FedEx Corp has reported lower than expected first quarter financial results.

According to FedEx, the profit drop in the FedEx Express segment was down to a ‘macroeconomic weakness’ in Asia and service ‘challenges’ in Europe. This led to a revenue shortfall of $500m relative to previous company forecasts. Essentially, revenues and profits remained even between first quarter of the year ending 2022 and Q1, 2023 when the company expected considerable growth.

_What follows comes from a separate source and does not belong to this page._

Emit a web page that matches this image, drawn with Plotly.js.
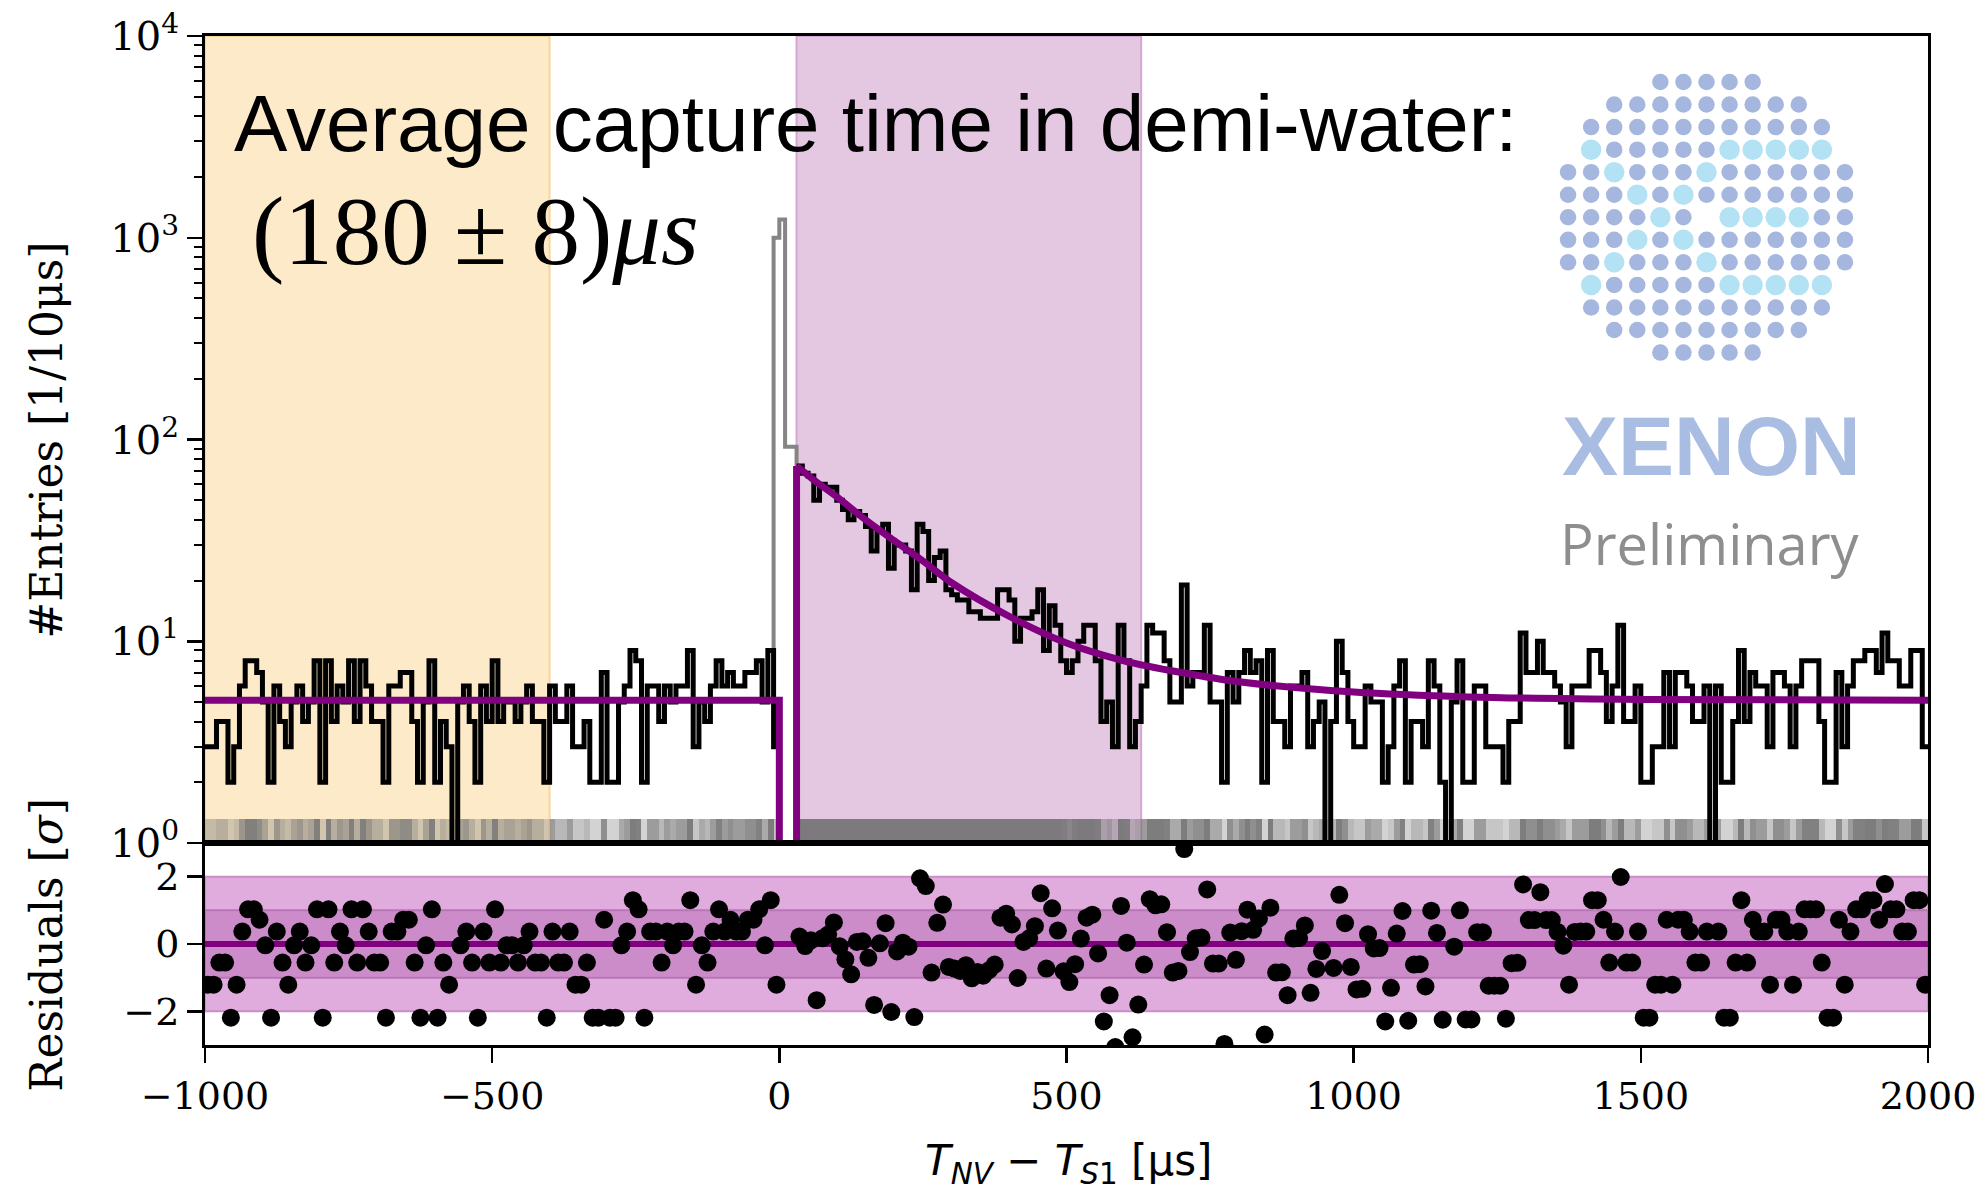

In the face of what the CEO Raj Subramaniam fears will be a global economic recession, FedEx has been taking measures to cut costs. Even so this cost cutting lags behind volume drops and as a result operating expenses remained high relative to demand.“Global volumes declined as macroeconomic trends significantly worsened later in the quarter, both internationally and in the U.S. We are swiftly addressing these headwinds, but given the speed at which conditions shifted, first quarter results are below our expectations,” said Raj Subramaniam, FedEx Corporation president and chief executive officer.

Subramaniam concluded, “While this performance is disappointing, we are aggressively accelerating cost reduction efforts and evaluating additional measures to enhance productivity, reduce variable costs, and implement structural cost-reduction initiatives. These efforts are aligned with the strategy we outlined in June, and I remain confident in achieving our fiscal year 2025 financial targets.”